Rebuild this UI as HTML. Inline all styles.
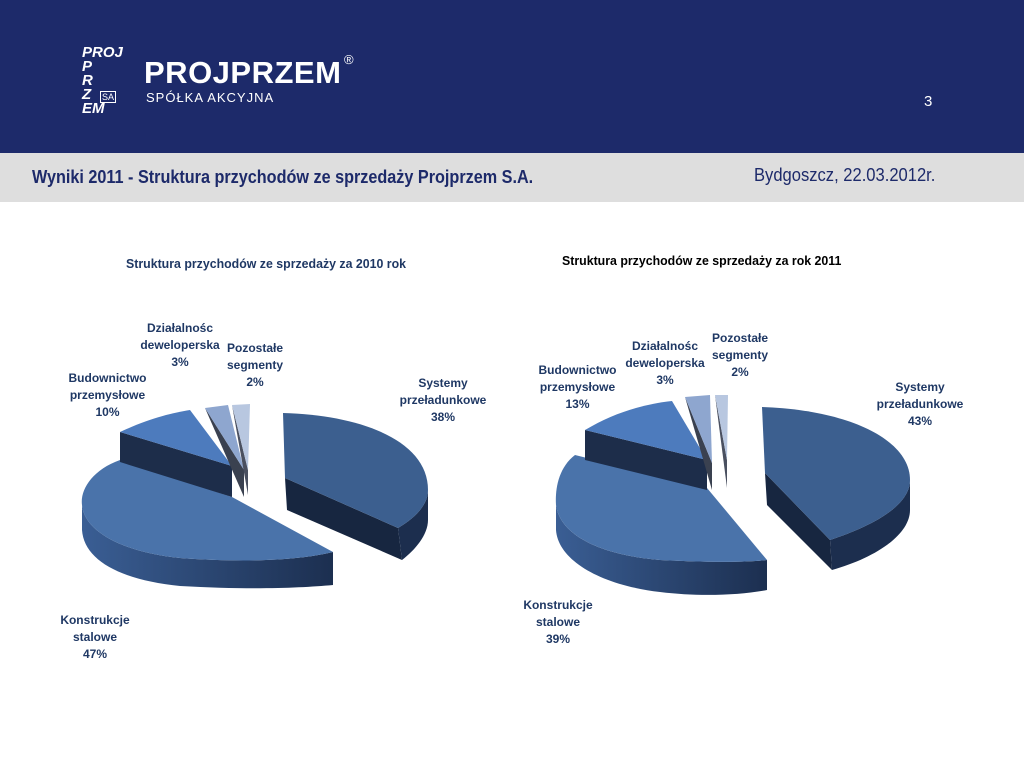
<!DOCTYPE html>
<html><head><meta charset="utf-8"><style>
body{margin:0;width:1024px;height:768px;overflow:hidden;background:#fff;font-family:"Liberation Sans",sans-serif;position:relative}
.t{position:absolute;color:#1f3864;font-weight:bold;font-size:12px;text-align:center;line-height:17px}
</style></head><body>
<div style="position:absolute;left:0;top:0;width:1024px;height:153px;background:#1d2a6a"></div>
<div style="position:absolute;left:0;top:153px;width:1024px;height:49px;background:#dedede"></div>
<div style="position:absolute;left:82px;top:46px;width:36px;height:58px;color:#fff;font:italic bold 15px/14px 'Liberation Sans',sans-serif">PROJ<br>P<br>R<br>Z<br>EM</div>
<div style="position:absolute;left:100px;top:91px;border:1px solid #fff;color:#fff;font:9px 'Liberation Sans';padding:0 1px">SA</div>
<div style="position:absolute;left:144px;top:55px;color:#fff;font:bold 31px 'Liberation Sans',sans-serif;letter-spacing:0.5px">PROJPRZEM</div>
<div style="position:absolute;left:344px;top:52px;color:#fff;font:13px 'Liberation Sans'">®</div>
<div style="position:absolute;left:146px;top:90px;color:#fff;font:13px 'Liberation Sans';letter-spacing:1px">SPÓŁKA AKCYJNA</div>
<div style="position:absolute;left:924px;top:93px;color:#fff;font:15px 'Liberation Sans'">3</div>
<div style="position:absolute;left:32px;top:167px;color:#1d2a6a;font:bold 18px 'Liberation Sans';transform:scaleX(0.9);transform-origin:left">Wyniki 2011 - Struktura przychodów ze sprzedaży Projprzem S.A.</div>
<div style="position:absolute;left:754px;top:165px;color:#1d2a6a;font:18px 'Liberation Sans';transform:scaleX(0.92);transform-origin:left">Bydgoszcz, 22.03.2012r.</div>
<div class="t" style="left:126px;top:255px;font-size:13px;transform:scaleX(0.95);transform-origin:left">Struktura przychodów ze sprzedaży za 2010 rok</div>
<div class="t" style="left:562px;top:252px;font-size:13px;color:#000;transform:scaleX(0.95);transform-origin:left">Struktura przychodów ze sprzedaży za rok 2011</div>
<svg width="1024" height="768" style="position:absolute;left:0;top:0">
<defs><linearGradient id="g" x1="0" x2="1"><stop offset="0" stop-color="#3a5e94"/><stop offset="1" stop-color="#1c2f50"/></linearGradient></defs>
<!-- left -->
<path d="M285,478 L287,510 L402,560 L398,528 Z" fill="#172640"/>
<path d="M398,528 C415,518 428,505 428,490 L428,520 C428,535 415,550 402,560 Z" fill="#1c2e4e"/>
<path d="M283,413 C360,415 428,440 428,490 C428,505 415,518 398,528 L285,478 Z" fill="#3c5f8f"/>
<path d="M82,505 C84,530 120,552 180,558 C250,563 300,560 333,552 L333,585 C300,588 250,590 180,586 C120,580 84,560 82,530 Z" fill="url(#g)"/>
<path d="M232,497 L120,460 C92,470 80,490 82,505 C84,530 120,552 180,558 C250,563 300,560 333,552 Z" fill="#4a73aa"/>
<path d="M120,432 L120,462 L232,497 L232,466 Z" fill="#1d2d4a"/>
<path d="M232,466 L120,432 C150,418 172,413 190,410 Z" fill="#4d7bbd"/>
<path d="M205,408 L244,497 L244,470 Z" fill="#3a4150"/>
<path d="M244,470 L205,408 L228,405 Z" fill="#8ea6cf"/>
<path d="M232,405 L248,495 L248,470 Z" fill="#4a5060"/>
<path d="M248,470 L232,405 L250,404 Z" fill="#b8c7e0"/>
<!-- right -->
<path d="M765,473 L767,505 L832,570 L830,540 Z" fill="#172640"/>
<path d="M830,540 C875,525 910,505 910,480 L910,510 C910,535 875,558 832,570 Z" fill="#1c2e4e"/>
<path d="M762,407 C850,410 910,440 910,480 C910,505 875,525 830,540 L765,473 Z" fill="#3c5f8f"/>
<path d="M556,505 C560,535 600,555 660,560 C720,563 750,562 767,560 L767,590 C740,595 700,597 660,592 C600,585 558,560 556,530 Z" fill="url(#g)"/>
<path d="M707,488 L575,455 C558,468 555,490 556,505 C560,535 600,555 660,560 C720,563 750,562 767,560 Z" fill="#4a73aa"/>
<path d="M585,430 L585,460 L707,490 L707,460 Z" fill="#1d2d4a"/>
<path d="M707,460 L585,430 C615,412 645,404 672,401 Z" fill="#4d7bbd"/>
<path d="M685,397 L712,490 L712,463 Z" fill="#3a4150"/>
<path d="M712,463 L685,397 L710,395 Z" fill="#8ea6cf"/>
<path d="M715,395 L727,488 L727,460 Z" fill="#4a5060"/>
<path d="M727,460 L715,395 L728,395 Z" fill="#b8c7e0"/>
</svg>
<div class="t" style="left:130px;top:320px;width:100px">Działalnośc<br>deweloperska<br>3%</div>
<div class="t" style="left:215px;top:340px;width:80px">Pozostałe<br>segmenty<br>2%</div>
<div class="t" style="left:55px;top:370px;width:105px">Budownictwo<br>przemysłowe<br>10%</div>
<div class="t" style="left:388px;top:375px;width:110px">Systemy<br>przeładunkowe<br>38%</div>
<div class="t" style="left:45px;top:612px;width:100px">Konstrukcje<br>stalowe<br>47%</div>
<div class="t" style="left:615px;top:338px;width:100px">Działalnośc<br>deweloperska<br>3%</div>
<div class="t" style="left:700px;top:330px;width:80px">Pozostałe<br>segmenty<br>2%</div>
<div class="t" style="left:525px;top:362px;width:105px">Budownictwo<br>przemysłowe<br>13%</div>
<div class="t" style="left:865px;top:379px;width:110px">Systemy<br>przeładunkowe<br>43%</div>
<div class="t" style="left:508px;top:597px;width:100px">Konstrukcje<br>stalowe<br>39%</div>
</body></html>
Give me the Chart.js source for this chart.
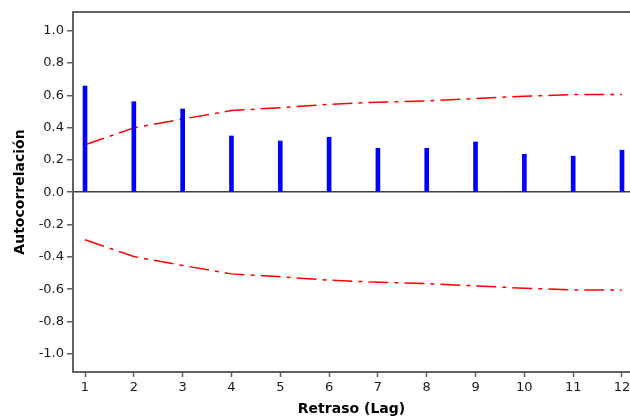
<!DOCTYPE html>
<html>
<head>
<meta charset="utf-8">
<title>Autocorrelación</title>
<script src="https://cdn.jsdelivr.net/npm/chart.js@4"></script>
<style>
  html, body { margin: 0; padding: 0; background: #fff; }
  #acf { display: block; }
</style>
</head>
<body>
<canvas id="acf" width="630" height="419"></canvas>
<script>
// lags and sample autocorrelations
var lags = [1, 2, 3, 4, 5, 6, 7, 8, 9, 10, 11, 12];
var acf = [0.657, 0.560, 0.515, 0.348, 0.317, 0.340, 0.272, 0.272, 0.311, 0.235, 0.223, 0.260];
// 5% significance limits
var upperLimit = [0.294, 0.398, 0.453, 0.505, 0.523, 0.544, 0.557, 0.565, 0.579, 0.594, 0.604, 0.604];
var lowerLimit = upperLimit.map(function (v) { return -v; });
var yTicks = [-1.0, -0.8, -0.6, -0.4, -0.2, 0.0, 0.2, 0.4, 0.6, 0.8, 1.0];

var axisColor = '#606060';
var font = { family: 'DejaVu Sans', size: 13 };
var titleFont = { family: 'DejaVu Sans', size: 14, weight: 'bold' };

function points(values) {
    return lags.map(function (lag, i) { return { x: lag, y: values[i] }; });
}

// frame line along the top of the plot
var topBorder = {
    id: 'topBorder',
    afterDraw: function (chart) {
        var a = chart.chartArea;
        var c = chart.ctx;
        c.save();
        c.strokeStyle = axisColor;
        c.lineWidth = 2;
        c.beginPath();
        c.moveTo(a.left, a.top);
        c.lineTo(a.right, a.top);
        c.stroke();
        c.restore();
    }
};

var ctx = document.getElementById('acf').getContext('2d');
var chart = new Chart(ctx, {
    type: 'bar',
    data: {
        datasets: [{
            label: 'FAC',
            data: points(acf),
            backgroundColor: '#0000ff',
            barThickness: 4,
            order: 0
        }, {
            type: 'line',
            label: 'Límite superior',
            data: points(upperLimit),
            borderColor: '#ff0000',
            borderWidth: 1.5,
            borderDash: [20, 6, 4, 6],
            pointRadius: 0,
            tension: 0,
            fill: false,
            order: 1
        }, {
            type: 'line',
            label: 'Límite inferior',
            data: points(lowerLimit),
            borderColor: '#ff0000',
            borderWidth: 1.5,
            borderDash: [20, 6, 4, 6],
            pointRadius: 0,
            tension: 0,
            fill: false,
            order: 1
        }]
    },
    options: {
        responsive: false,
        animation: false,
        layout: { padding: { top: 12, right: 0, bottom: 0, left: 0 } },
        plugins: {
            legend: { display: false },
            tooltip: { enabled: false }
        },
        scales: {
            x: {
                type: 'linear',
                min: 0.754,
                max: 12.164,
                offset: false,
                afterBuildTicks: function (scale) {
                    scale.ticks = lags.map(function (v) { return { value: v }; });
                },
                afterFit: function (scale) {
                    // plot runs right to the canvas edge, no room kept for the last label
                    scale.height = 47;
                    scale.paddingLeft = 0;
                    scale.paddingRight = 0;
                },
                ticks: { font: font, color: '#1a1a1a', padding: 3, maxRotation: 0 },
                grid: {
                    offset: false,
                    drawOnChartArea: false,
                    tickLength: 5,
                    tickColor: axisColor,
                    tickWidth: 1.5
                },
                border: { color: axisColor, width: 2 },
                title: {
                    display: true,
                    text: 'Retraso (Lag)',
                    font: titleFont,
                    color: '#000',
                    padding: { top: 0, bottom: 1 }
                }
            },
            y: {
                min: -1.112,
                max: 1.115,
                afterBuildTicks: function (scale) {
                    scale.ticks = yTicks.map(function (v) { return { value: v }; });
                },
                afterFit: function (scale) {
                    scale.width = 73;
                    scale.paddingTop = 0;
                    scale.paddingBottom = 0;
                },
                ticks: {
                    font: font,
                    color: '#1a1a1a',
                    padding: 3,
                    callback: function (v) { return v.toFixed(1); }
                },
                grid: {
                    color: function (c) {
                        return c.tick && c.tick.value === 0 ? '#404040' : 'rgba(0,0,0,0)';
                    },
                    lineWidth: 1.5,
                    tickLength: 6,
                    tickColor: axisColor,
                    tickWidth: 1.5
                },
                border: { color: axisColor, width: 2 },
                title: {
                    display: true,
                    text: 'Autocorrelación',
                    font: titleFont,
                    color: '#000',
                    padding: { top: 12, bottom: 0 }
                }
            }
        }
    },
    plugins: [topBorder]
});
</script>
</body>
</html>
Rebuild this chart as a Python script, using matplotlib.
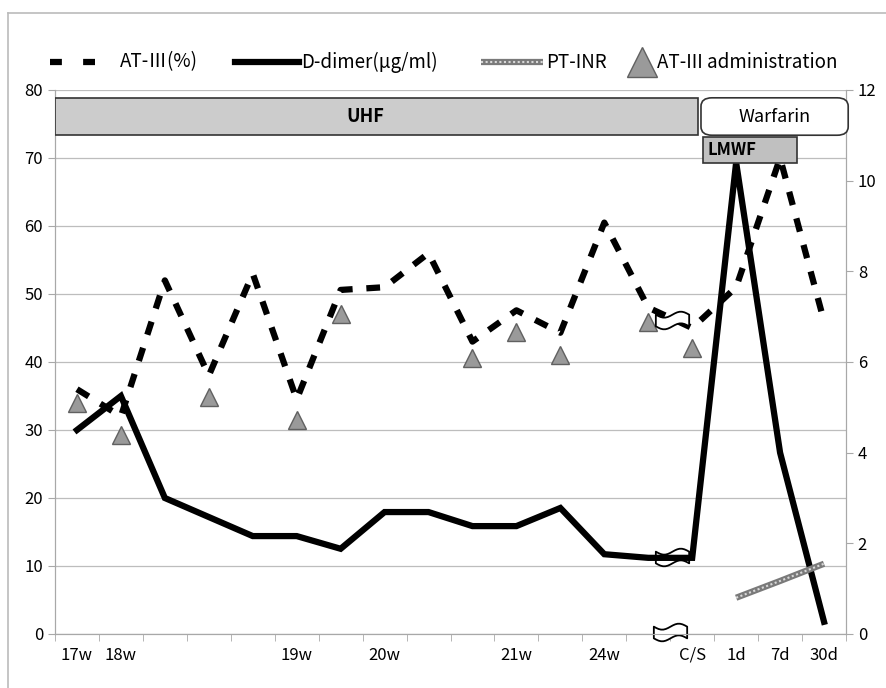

* [What this task involves] Review the material and copy each line in which the word "script" appears.

* [The answer]
<script src="https://cdn.jsdelivr.net/npm/chart.js@4"></script>
<script>
</script>
Rebuild this chart as a Python script, using matplotlib.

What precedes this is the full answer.